§ **Written problem**: Write out the material again word for word, dropping any images it holds.

§ **Data lines**:
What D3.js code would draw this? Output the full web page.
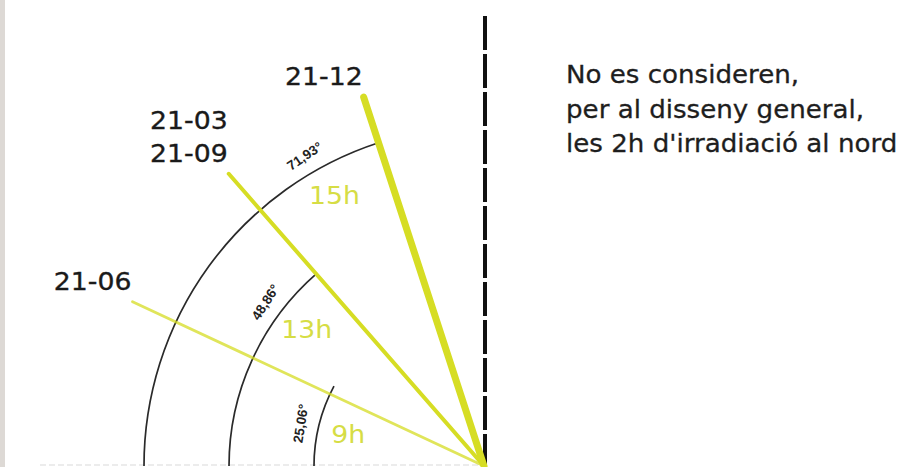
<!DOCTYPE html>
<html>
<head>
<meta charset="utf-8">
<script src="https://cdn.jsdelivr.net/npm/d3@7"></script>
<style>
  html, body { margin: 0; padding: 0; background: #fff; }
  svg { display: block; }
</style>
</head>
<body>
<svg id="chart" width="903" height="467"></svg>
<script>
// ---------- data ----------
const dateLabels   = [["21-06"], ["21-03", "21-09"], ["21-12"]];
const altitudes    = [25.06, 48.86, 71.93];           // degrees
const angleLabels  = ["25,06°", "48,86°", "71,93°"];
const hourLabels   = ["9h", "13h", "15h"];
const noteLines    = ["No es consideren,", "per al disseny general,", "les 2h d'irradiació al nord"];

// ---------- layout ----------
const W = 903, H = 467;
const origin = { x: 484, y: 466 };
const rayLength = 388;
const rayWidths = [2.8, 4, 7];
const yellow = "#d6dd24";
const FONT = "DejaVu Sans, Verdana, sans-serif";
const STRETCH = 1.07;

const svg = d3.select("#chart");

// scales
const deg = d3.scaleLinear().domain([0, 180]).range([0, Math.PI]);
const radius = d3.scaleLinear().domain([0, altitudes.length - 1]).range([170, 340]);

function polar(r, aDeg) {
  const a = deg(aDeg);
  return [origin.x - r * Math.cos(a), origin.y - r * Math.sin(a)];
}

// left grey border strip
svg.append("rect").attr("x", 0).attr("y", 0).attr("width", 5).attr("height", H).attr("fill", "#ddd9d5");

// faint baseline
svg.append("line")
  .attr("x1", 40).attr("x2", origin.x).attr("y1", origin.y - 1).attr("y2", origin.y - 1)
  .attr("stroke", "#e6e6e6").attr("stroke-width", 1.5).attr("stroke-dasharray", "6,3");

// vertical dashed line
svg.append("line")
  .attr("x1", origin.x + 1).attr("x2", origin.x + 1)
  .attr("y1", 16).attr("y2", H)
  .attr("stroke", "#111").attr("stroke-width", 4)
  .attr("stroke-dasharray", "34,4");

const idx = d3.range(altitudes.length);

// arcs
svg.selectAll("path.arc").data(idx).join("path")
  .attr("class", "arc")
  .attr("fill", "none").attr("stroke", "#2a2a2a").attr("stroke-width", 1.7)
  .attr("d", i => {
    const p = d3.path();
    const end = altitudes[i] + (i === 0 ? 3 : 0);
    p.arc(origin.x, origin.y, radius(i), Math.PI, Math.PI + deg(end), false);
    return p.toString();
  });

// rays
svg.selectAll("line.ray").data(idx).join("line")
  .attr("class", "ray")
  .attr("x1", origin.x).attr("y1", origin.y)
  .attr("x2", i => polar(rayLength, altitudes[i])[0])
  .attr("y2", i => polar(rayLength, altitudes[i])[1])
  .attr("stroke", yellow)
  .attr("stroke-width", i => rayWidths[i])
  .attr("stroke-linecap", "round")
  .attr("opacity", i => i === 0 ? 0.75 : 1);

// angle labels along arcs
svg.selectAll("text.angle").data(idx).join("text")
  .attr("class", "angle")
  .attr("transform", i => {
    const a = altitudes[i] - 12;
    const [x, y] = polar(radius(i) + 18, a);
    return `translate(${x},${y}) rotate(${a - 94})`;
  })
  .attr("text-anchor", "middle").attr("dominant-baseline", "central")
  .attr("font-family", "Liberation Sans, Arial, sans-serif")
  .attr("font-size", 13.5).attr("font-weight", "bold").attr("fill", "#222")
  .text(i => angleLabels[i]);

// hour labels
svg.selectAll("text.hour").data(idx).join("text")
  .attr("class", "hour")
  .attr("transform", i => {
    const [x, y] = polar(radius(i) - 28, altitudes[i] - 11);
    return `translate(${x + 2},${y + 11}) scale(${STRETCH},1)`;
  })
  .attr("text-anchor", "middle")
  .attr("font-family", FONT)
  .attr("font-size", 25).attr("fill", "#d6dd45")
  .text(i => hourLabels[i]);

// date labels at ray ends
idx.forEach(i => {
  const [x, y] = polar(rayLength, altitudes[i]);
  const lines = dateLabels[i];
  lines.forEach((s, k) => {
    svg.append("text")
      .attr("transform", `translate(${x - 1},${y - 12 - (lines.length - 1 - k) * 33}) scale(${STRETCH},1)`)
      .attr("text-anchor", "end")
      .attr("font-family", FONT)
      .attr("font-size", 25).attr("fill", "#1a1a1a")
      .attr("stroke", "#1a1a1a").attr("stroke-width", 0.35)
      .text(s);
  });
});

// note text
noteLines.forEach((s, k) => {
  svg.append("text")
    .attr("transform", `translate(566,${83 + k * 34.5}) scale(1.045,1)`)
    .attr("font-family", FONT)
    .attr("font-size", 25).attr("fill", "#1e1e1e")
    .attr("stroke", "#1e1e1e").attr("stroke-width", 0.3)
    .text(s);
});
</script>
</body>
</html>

§ **Full answer**:
What D3.js code would draw this? Output the full web page.
<!DOCTYPE html>
<html>
<head>
<meta charset="utf-8">
<script src="https://cdn.jsdelivr.net/npm/d3@7"></script>
<style>
  html, body { margin: 0; padding: 0; background: #fff; }
  svg { display: block; }
</style>
</head>
<body>
<svg id="chart" width="903" height="467"></svg>
<script>
// ---------- data ----------
const dateLabels   = [["21-06"], ["21-03", "21-09"], ["21-12"]];
const altitudes    = [25.06, 48.86, 71.93];           // degrees
const angleLabels  = ["25,06°", "48,86°", "71,93°"];
const hourLabels   = ["9h", "13h", "15h"];
const noteLines    = ["No es consideren,", "per al disseny general,", "les 2h d'irradiació al nord"];

// ---------- layout ----------
const W = 903, H = 467;
const origin = { x: 484, y: 466 };
const rayLength = 388;
const rayWidths = [2.8, 4, 7];
const yellow = "#d6dd24";
const FONT = "DejaVu Sans, Verdana, sans-serif";
const STRETCH = 1.07;

const svg = d3.select("#chart");

// scales
const deg = d3.scaleLinear().domain([0, 180]).range([0, Math.PI]);
const radius = d3.scaleLinear().domain([0, altitudes.length - 1]).range([170, 340]);

function polar(r, aDeg) {
  const a = deg(aDeg);
  return [origin.x - r * Math.cos(a), origin.y - r * Math.sin(a)];
}

// left grey border strip
svg.append("rect").attr("x", 0).attr("y", 0).attr("width", 5).attr("height", H).attr("fill", "#ddd9d5");

// faint baseline
svg.append("line")
  .attr("x1", 40).attr("x2", origin.x).attr("y1", origin.y - 1).attr("y2", origin.y - 1)
  .attr("stroke", "#e6e6e6").attr("stroke-width", 1.5).attr("stroke-dasharray", "6,3");

// vertical dashed line
svg.append("line")
  .attr("x1", origin.x + 1).attr("x2", origin.x + 1)
  .attr("y1", 16).attr("y2", H)
  .attr("stroke", "#111").attr("stroke-width", 4)
  .attr("stroke-dasharray", "34,4");

const idx = d3.range(altitudes.length);

// arcs
svg.selectAll("path.arc").data(idx).join("path")
  .attr("class", "arc")
  .attr("fill", "none").attr("stroke", "#2a2a2a").attr("stroke-width", 1.7)
  .attr("d", i => {
    const p = d3.path();
    const end = altitudes[i] + (i === 0 ? 3 : 0);
    p.arc(origin.x, origin.y, radius(i), Math.PI, Math.PI + deg(end), false);
    return p.toString();
  });

// rays
svg.selectAll("line.ray").data(idx).join("line")
  .attr("class", "ray")
  .attr("x1", origin.x).attr("y1", origin.y)
  .attr("x2", i => polar(rayLength, altitudes[i])[0])
  .attr("y2", i => polar(rayLength, altitudes[i])[1])
  .attr("stroke", yellow)
  .attr("stroke-width", i => rayWidths[i])
  .attr("stroke-linecap", "round")
  .attr("opacity", i => i === 0 ? 0.75 : 1);

// angle labels along arcs
svg.selectAll("text.angle").data(idx).join("text")
  .attr("class", "angle")
  .attr("transform", i => {
    const a = altitudes[i] - 12;
    const [x, y] = polar(radius(i) + 18, a);
    return `translate(${x},${y}) rotate(${a - 94})`;
  })
  .attr("text-anchor", "middle").attr("dominant-baseline", "central")
  .attr("font-family", "Liberation Sans, Arial, sans-serif")
  .attr("font-size", 13.5).attr("font-weight", "bold").attr("fill", "#222")
  .text(i => angleLabels[i]);

// hour labels
svg.selectAll("text.hour").data(idx).join("text")
  .attr("class", "hour")
  .attr("transform", i => {
    const [x, y] = polar(radius(i) - 28, altitudes[i] - 11);
    return `translate(${x + 2},${y + 11}) scale(${STRETCH},1)`;
  })
  .attr("text-anchor", "middle")
  .attr("font-family", FONT)
  .attr("font-size", 25).attr("fill", "#d6dd45")
  .text(i => hourLabels[i]);

// date labels at ray ends
idx.forEach(i => {
  const [x, y] = polar(rayLength, altitudes[i]);
  const lines = dateLabels[i];
  lines.forEach((s, k) => {
    svg.append("text")
      .attr("transform", `translate(${x - 1},${y - 12 - (lines.length - 1 - k) * 33}) scale(${STRETCH},1)`)
      .attr("text-anchor", "end")
      .attr("font-family", FONT)
      .attr("font-size", 25).attr("fill", "#1a1a1a")
      .attr("stroke", "#1a1a1a").attr("stroke-width", 0.35)
      .text(s);
  });
});

// note text
noteLines.forEach((s, k) => {
  svg.append("text")
    .attr("transform", `translate(566,${83 + k * 34.5}) scale(1.045,1)`)
    .attr("font-family", FONT)
    .attr("font-size", 25).attr("fill", "#1e1e1e")
    .attr("stroke", "#1e1e1e").attr("stroke-width", 0.3)
    .text(s);
});
</script>
</body>
</html>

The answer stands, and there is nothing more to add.